Opinión

Los taxis y la historia

MUY CERCA de mi casa había un pequeño gimnasio. Lo habían montado dos chicas, con mucho esfuerzo y muchos créditos. Funcionaba bien hasta que en la calle de al lado abrieron un gimnasio municipal, y las chicas se quedaron sin parroquia: el otro recinto era mejor y más barato, y además tenía piscina. Las dueñas tuvieron que cerrar. También había un café con un videoclub. Era una gozada: tenían todas las películas y las últimas series, se montaban tertulias improvisadas y después de elegir dvd, podías tomar un café y un trozo de tarta. Pero llegó Netflix y todos dejamos de renovar las suscripciones de alquiler. Los dueños tuvieron que reconvertir el local. Ahora es un restaurante con zona de copas. He ido un par de veces. Está bien, aunque echo de menos el videoclub. En el Londres del siglo XIX había cientos de personas que desempeñaban un curioso oficio: estaban encargados de recoger los excrementos de los caballos que tiraban de carros y carruajes. Cuando los automóviles empezaron a cruzar las calles del Strand, el Pall Mall o Picadilly, todos aquellos que vivían de retirar las bostas perdieron su medio de vida. El progreso es cruel, pero no hay forma de frenarlo, y en eso pensaba esta semana demencial en la que Madrid se quedó sin taxis en protesta por el auge de las VTC. La indignación de los taxistas es comprensible, pero no suficiente para poner puertas al campo de los cambios en las grandes ciudades. Y es cierto que las VTC tienen que regularse seriamente para que puedan operar en condiciones de legítima competencia con el sector del taxi.

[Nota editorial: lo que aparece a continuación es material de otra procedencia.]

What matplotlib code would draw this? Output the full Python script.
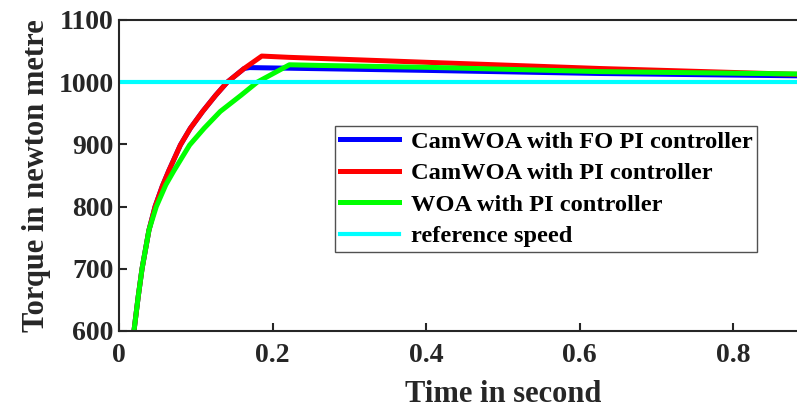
import matplotlib
matplotlib.use("Agg")
import matplotlib.pyplot as plt

# values
t_red = [0.0195, 0.025, 0.030, 0.039, 0.047, 0.0565, 0.065, 0.080, 0.093, 0.109,
         0.126, 0.141, 0.163, 0.186, 0.221, 0.40, 0.627, 0.90]
y_red = [600, 655, 700, 762, 800, 833, 858, 899, 926, 953,
         979, 1000, 1022, 1042, 1040, 1032, 1022, 1012]

t_blue = [0.0195, 0.025, 0.030, 0.039, 0.047, 0.0565, 0.065, 0.080, 0.093, 0.109,
          0.126, 0.141, 0.163, 0.170, 0.221, 0.40, 0.627, 0.90]
y_blue = [600, 655, 700, 762, 800, 833, 858, 899, 926, 953,
          979, 1000, 1022, 1023.5, 1022.5, 1019, 1014, 1010]

t_green = [0.0195, 0.025, 0.030, 0.039, 0.0486, 0.061, 0.0717, 0.092, 0.111, 0.132,
           0.159, 0.180, 0.213, 0.222, 0.26, 0.40, 0.627, 0.90]
y_green = [600, 655, 700, 762, 800, 835, 858, 899, 926, 953,
           979, 1000, 1022, 1028, 1027, 1024, 1017, 1013]

t_ref = [0.0, 1.0]
y_ref = [1000, 1000]

x_ticks = [0, 0.2, 0.4, 0.6, 0.8]
x_ticklabels = ["0", "0.2", "0.4", "0.6", "0.8"]
y_ticks = [600, 700, 800, 900, 1000, 1100]

labels = ["CamWOA with FO PI controller", "CamWOA with PI controller",
          "WOA with PI controller", "reference speed"]

plt.rcParams["font.family"] = ["Liberation Serif", "DejaVu Serif"]
plt.rcParams["font.weight"] = "bold"

fig = plt.figure(figsize=(7.97, 4.08), dpi=100)
# right edge of the axes runs past the figure, as in the reference
ax = fig.add_axes([119 / 797, 1 - 331 / 408, 767.5 / 797, 311 / 408])

ax.plot(t_blue, y_blue, color="#0000ff", lw=3.6, label=labels[0])
ax.plot(t_red, y_red, color="#ff0000", lw=3.6, label=labels[1])
ax.plot(t_green, y_green, color="#00ff00", lw=3.6, label=labels[2])
ax.plot(t_ref, y_ref, color="#00ffff", lw=3.0, label=labels[3])

ax.set_xlim(0, 1)
ax.set_ylim(600, 1100)
ax.set_xticks(x_ticks)
ax.set_xticklabels(x_ticklabels)
ax.set_yticks(y_ticks)
ax.tick_params(direction="in", length=6, width=1.5, labelsize=20, colors="#262626",
               labelcolor="#262626")
ax.tick_params(axis="x", pad=9)
ax.tick_params(axis="y", pad=4)
for s in ax.spines.values():
    s.set_linewidth(1.5)
    s.set_color("#262626")

ax.set_xlabel("Time in second", fontsize=22, fontweight="bold", color="#262626", labelpad=8)
ax.set_ylabel("Torque in newton metre", fontsize=22, fontweight="bold", color="#262626", labelpad=5)

leg = ax.legend(loc="upper left", bbox_to_anchor=((335 - 119) / 767.5, 1 - (126 - 20) / 311),
                fontsize=17.6, frameon=True, fancybox=False, edgecolor="#262626",
                handlelength=2.4, borderpad=0.2, labelspacing=0.38, handletextpad=0.5,
                borderaxespad=0)
leg.get_frame().set_linewidth(1.0)
for txt in leg.get_texts():
    txt.set_fontweight("bold")

fig.savefig("out.png", dpi=100)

Pero pretender que las cosas sigan como hace treinta años es tan absurdo como querer que los coches de caballos siguieran paseándose por Londres para mantener los empleos de aquellos que recorrían las calles recogiendo deposiciones. La huelga de taxis fue un éxito, pero Madrid ha seguido moviéndose. Y es que el mundo no se para aunque unos cuantos lo hagan. No hay otra forma de escribir la historia.